TASK DETAILS:
The line holding "const chartTitle = 'Markov" is the last one to output; start at the first line of the data, keep every line in between exactly, and leave out pictures.

SUPPLIED MATERIAL:

§

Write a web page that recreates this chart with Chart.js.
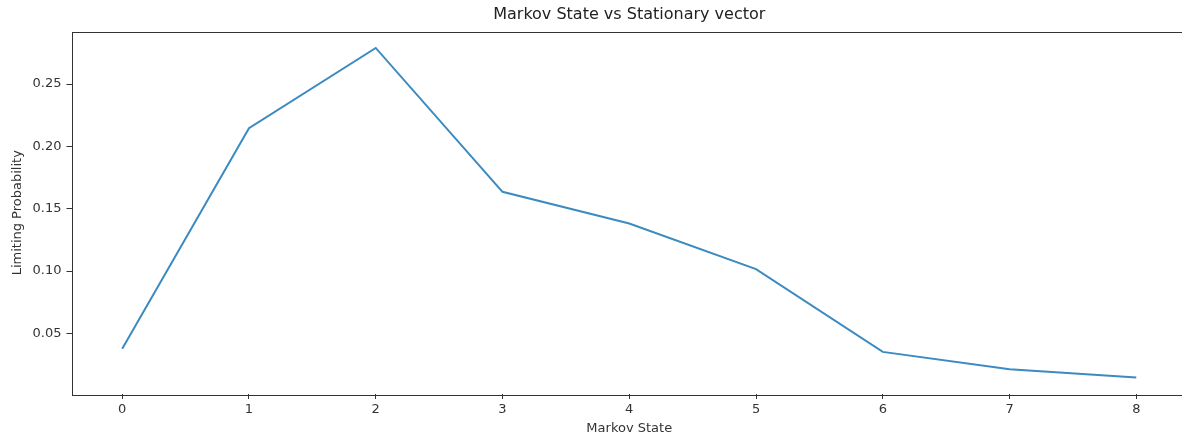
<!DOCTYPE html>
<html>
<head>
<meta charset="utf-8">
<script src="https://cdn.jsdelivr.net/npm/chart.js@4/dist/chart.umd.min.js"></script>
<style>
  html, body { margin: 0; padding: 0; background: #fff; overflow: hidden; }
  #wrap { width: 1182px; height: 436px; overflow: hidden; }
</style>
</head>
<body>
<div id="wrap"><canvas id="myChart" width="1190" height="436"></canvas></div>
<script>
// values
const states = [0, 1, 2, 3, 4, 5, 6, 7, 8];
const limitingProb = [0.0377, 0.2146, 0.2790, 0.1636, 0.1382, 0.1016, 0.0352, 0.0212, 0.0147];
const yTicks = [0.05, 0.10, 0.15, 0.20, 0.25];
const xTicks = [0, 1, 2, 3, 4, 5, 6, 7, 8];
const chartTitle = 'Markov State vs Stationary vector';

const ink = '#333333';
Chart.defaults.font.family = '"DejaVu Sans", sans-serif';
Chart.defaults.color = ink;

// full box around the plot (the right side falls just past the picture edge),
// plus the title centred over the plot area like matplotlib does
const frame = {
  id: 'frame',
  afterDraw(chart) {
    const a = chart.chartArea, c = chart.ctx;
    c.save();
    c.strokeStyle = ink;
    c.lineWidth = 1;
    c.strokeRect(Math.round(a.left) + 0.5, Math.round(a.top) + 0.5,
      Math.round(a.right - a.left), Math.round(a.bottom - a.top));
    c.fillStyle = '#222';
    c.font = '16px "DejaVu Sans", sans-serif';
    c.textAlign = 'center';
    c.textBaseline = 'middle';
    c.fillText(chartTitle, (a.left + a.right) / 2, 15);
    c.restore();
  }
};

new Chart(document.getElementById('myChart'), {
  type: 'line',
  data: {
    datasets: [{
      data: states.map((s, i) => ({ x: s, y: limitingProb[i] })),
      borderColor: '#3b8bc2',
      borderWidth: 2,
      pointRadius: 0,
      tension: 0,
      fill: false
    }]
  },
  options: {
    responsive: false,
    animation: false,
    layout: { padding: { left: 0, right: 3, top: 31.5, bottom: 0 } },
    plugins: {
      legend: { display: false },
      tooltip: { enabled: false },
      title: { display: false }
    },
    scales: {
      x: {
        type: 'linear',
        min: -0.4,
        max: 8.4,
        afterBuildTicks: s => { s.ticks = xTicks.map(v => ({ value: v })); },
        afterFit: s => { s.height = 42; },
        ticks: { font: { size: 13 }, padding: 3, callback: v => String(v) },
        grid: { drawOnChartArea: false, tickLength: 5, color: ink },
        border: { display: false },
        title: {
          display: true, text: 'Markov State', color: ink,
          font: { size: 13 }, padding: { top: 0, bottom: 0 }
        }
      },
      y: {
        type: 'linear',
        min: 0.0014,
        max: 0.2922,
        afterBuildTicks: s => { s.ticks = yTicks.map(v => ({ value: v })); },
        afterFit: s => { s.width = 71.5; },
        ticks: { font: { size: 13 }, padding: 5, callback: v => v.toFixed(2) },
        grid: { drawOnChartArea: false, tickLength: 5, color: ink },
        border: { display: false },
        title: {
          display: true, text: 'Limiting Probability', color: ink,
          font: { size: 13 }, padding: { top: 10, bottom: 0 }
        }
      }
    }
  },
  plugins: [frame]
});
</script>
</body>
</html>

§

FINISHED EXERCISE:
Write a web page that recreates this chart with Chart.js.
<!DOCTYPE html>
<html>
<head>
<meta charset="utf-8">
<script src="https://cdn.jsdelivr.net/npm/chart.js@4/dist/chart.umd.min.js"></script>
<style>
  html, body { margin: 0; padding: 0; background: #fff; overflow: hidden; }
  #wrap { width: 1182px; height: 436px; overflow: hidden; }
</style>
</head>
<body>
<div id="wrap"><canvas id="myChart" width="1190" height="436"></canvas></div>
<script>
// values
const states = [0, 1, 2, 3, 4, 5, 6, 7, 8];
const limitingProb = [0.0377, 0.2146, 0.2790, 0.1636, 0.1382, 0.1016, 0.0352, 0.0212, 0.0147];
const yTicks = [0.05, 0.10, 0.15, 0.20, 0.25];
const xTicks = [0, 1, 2, 3, 4, 5, 6, 7, 8];
const chartTitle = 'Markov State vs Stationary vector';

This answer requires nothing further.